[Entries from a dataset]
______

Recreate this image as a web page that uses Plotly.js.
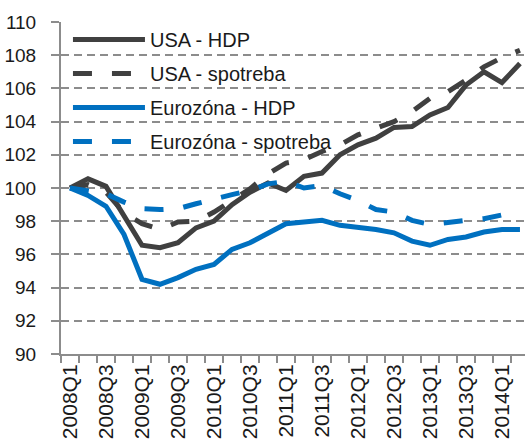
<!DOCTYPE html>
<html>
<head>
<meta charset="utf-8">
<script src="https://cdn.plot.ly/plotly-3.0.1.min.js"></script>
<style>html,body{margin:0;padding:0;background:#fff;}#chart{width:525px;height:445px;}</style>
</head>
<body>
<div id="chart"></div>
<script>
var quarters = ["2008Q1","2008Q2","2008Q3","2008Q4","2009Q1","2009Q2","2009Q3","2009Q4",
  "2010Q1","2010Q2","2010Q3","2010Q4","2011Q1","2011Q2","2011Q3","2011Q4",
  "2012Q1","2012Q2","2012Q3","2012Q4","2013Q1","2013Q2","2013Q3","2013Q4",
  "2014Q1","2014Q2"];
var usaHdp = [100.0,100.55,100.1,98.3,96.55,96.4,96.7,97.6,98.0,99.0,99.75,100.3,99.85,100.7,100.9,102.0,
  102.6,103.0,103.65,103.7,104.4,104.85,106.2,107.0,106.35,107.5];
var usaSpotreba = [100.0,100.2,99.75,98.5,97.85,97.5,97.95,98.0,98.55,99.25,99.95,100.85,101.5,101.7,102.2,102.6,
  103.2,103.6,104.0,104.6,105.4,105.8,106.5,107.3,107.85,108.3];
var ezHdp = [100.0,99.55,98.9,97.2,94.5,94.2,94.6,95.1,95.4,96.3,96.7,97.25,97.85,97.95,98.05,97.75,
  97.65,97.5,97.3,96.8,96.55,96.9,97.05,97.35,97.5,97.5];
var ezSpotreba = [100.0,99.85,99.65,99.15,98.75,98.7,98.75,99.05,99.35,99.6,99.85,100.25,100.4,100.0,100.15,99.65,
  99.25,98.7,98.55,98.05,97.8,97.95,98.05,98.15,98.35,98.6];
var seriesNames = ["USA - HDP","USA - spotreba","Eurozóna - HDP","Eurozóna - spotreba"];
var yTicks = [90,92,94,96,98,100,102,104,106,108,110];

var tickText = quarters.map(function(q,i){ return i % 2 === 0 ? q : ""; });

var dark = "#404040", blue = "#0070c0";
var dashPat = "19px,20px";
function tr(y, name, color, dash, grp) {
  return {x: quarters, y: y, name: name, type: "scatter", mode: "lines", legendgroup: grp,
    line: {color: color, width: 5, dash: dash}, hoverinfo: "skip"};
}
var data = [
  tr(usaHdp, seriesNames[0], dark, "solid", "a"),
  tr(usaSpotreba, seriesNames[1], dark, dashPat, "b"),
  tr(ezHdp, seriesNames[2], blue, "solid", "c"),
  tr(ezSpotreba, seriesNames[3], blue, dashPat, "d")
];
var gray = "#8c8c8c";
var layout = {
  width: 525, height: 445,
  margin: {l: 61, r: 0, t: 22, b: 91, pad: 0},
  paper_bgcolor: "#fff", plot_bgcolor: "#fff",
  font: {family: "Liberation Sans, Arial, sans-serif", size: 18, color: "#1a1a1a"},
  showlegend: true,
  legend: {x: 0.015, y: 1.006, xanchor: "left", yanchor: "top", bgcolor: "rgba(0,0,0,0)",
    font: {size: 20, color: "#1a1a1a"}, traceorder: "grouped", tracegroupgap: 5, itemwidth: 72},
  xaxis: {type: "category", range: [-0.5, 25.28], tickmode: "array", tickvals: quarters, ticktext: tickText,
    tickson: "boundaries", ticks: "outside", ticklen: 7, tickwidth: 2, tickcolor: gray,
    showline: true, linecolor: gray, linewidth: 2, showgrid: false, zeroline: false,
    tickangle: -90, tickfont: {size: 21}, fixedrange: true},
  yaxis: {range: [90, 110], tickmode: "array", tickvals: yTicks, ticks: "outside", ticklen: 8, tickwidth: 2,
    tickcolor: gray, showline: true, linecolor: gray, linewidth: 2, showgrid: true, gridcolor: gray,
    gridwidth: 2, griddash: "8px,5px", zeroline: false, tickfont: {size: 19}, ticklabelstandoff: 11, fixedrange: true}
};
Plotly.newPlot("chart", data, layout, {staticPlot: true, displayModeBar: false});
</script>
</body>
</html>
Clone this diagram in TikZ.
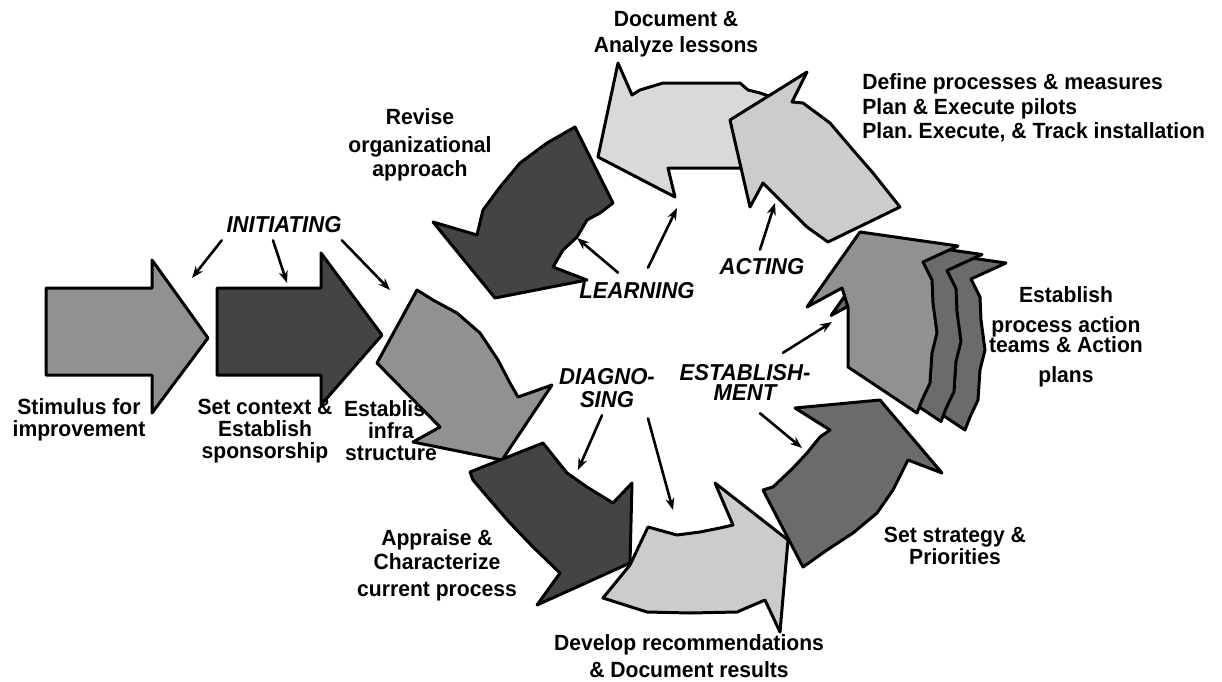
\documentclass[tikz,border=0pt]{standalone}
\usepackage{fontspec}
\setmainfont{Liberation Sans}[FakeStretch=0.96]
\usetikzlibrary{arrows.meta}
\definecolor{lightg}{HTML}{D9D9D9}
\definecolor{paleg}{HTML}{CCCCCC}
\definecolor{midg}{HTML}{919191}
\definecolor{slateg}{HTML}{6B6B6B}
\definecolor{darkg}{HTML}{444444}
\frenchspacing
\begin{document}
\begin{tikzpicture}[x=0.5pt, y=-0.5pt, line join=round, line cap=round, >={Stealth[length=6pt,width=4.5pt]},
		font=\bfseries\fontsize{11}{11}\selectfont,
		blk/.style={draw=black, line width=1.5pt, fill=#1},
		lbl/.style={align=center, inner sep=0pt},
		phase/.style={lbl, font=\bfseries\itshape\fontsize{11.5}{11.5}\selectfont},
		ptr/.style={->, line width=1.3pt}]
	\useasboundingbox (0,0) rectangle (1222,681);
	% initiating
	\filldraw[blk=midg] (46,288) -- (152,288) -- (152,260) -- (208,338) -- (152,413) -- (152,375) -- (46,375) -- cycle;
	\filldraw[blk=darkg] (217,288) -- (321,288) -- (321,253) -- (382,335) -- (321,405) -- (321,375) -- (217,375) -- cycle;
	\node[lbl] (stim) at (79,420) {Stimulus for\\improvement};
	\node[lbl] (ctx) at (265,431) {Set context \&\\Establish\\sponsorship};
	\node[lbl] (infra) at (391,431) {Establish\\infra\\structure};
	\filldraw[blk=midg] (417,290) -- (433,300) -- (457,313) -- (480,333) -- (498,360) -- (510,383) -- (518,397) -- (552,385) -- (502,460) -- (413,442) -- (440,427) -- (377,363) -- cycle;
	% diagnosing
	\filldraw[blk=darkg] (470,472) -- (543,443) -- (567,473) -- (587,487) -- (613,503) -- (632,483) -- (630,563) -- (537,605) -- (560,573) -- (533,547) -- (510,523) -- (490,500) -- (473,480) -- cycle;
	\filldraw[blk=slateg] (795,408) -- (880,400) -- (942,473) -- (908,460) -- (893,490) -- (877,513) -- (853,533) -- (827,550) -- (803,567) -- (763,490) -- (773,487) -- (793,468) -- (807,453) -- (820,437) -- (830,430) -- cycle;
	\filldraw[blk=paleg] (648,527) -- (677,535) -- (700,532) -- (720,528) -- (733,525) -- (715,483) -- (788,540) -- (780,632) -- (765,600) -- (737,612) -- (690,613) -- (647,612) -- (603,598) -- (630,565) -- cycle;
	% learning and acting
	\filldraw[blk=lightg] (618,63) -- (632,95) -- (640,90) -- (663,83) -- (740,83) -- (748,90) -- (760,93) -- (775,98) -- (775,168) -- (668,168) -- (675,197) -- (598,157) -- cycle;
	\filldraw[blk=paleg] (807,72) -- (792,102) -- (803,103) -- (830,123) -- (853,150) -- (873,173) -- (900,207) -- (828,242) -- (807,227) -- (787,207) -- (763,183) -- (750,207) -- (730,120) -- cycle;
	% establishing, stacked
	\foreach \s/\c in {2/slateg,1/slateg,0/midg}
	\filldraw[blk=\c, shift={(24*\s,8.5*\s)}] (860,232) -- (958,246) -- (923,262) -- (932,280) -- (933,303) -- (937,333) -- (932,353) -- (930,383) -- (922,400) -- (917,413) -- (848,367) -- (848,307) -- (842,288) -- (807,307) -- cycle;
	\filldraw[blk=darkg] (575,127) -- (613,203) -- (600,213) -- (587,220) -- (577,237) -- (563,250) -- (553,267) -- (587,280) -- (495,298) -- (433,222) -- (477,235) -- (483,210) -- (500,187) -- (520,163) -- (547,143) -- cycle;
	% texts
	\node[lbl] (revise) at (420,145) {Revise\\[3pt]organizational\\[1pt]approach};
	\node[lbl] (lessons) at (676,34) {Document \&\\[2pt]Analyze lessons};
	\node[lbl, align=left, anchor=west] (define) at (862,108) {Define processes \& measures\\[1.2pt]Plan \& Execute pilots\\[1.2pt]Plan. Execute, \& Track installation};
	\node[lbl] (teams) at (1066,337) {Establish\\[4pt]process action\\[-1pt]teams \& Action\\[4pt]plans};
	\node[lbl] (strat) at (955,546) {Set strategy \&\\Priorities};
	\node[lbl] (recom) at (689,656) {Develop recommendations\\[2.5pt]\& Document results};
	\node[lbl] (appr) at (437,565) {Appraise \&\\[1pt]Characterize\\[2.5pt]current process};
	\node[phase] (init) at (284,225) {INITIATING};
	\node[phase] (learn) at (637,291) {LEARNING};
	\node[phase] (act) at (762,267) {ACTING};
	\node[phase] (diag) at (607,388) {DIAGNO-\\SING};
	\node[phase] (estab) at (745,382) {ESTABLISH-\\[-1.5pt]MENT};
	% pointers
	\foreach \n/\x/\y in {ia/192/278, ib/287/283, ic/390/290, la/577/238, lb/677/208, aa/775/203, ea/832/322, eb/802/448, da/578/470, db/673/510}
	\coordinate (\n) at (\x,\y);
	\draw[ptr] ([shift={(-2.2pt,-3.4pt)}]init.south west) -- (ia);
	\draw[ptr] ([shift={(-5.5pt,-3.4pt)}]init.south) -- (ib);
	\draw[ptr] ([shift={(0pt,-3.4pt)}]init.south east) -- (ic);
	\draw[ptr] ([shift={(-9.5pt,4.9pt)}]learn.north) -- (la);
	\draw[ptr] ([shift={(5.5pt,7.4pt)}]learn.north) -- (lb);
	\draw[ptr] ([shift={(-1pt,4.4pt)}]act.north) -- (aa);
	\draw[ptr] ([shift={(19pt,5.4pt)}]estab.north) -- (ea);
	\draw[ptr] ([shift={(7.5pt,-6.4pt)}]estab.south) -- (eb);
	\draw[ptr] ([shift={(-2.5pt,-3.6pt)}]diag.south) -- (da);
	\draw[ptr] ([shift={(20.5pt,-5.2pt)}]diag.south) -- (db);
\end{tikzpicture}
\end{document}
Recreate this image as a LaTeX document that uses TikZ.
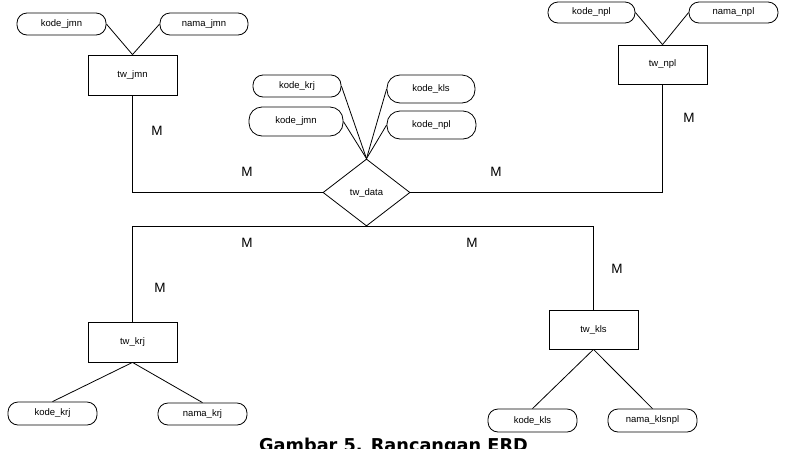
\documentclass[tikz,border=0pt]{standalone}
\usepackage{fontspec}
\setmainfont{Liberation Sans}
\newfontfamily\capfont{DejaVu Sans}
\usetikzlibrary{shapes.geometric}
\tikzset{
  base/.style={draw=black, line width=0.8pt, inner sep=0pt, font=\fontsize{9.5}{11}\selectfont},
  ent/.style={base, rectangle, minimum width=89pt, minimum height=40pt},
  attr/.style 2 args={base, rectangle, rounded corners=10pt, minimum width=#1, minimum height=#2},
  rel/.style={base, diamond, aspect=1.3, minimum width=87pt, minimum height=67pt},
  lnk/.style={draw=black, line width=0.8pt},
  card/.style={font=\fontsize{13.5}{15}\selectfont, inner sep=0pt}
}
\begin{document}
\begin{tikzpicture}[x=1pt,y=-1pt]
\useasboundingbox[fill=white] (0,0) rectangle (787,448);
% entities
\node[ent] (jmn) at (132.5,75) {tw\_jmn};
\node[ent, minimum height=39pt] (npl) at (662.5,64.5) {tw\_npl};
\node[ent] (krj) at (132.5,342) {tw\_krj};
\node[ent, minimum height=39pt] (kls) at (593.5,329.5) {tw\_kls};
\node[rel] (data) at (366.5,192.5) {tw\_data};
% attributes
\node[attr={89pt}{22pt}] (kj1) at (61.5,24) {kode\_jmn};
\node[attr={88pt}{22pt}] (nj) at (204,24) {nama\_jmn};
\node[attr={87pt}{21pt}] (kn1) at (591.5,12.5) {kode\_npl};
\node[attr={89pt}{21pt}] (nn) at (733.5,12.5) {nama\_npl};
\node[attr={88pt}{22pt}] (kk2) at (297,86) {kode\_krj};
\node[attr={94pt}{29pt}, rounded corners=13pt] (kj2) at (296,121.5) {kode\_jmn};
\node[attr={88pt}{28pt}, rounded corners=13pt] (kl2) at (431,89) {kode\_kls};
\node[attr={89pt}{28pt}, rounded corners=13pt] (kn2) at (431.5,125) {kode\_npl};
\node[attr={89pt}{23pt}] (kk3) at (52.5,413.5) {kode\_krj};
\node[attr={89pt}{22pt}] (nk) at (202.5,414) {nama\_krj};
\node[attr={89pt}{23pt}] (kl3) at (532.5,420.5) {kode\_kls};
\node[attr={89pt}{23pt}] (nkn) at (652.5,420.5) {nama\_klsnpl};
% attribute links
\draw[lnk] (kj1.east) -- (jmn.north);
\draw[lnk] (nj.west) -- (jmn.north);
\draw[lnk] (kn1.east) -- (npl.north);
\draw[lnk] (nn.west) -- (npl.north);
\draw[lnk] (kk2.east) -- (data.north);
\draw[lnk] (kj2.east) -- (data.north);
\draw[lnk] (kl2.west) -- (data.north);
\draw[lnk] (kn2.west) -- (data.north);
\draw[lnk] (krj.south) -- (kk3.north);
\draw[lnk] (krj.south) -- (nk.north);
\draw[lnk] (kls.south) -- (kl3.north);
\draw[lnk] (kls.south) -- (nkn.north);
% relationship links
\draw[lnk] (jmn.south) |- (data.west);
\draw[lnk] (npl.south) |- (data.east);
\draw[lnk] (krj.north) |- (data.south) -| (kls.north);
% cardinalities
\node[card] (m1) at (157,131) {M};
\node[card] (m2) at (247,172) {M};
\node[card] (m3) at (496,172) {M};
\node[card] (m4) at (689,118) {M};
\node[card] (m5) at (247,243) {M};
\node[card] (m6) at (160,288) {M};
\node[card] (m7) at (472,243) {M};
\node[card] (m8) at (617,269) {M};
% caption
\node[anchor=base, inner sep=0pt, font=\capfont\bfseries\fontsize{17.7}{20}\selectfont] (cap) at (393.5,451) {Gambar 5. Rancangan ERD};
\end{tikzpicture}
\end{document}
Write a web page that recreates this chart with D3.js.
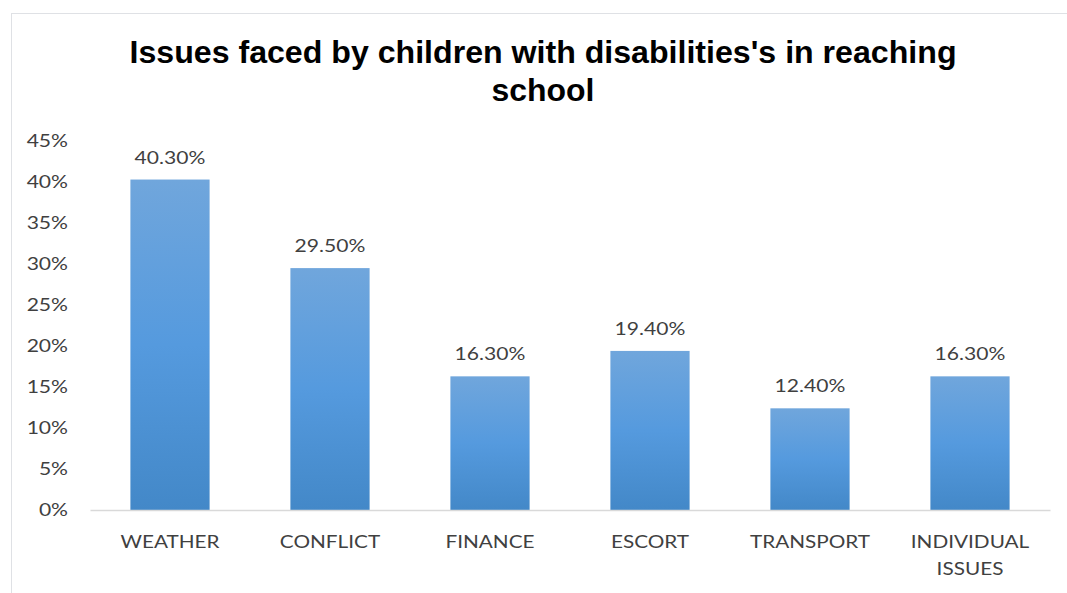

______

Stated task:
Identify each line in the records above that contains the word "this", and copy it out in full.

Result of the task:
Recreate this image as a web page that uses Plotly.js.
Clone this diagram in TikZ.
Recreate this image as a LaTeX document that uses TikZ.
Write a web page that recreates this chart with D3.js.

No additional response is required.